The feasibility of recovering certain substances from the wastewater is determined by the value of the recoverable substance. Recovery of gold, silver, copper or titanium and other valuable metals can aid in the repayment of your investment.
Permitting: The need to permit evaporators varies from state to state and from local and county air sheds. You will need to contact your local Air Quality Control Board to see if permitting is necessary. The Material Stream Assessment will help you in the application portion of permitting. In many cases no permitting is necessary or can come under existing permits. Sometimes a permit for wastewater evaporation is not necessary, but a permit for a gas fired appliance is required.
Construction Materials: Several factors dictate the type of construction materials used. Wastewater, when heated, can be very corrosive. When pH levels are very high or very low or the chloride content is high, selecting the proper construction materials is critical. For a waste stream with low corrosively, high calcium, or oily water, mild steel is used successfully. As the corrosively increases, the use of stainless steel or exotic chloride resistant alloys is required. It may be possible to lower the corrosively in pretreatment by lowering or raising the pH level of the waste stream.

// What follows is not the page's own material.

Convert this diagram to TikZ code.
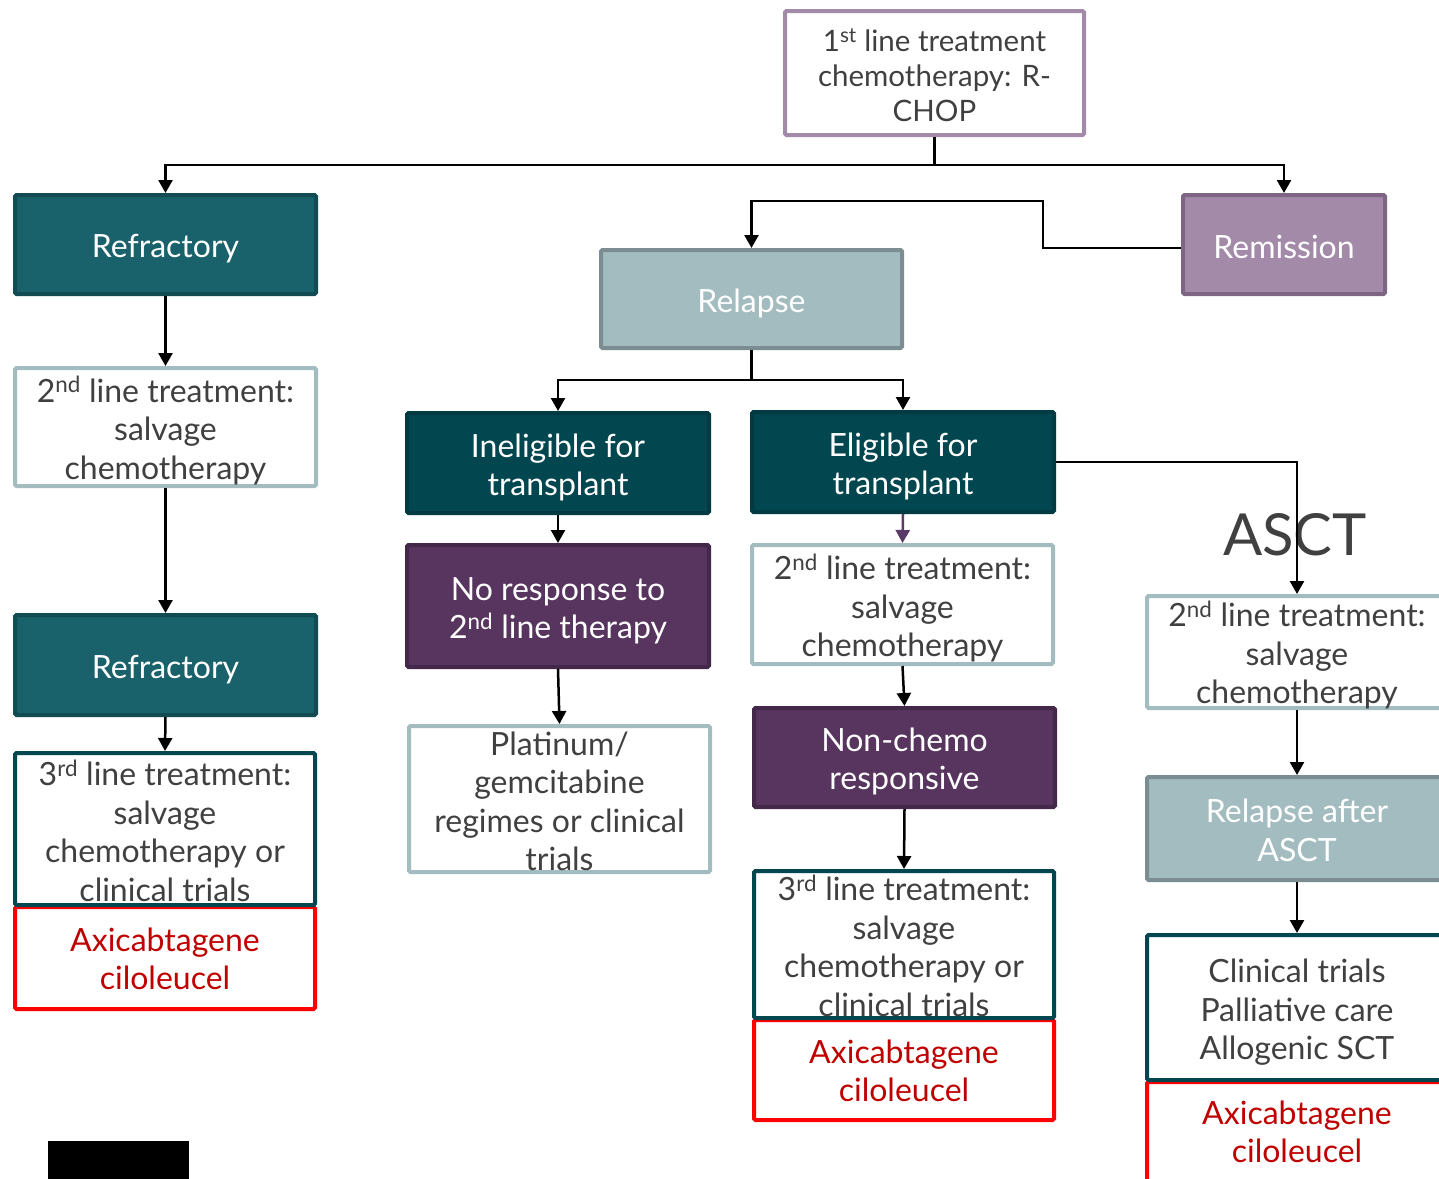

Types of Forced Evaporators: The five most popular wastewater evaporation systems are listed below. There are other systems available but not presented in this paper.
Under Floor Heating-This design transfers the heat from an insulated heat chamber through out the entire floor. The heat source options include natural gas, liquid propane, or electric heat.
Immersion Tube-This type of design uses a heated tube under the solution as a heat exchanger. The heat source is usually natural gas, liquid propane or steam.
Submerged Combustion-Submerged combustion is similar to an immersion tube. The difference is the small holes in the top of the heat bubble, allowing bubbles of hot gases to come in contact with the solution. The heat sources are usually natural gas or liquid propane.
Direct Injection-Evaporation is achieved by spraying wastewater directly into a natural gas or liquid propane flame.
Thermal Oxidation-This is also known as an incinerator. The thermal oxidizer burns the wastewater more than evaporating it. Operating temperatures are as high as 1400 degrees Fahrenheit.
Sizing and Design Considerations: The first thing to consider when sizing an evaporator system is how much wastewater you generate per hour. It is easy to make the mistake of sizing your systems evaporation rate too close to your actual waste stream flow.
There are several factors to take into consideration, which directly affect overall evaporation rates. Most manufactures rate their equipment using clean water as a standard when setting their maximum evaporation rates. As the solids content of the wastewater increases, the evaporation rate will decrease. When evaporating high solids waste streams, extra time is needed for more frequent clean outs. If you are going to evaporate high solids waste streams, choose a unit that is ergonomically easy to clean.
Another factor to consider is heat up time between evaporation cycles. Heat up times can vary due to the ambient temperature of the waste stream and the type and thermal efficiency of the unit. As the thermal efficiency of the evaporator goes up, so does the purchase price of the unit. Average costs per gallon to evaporate start at 3 cents per gallon and may go as high as $1.00 per gallon, depending on the design and energy costs.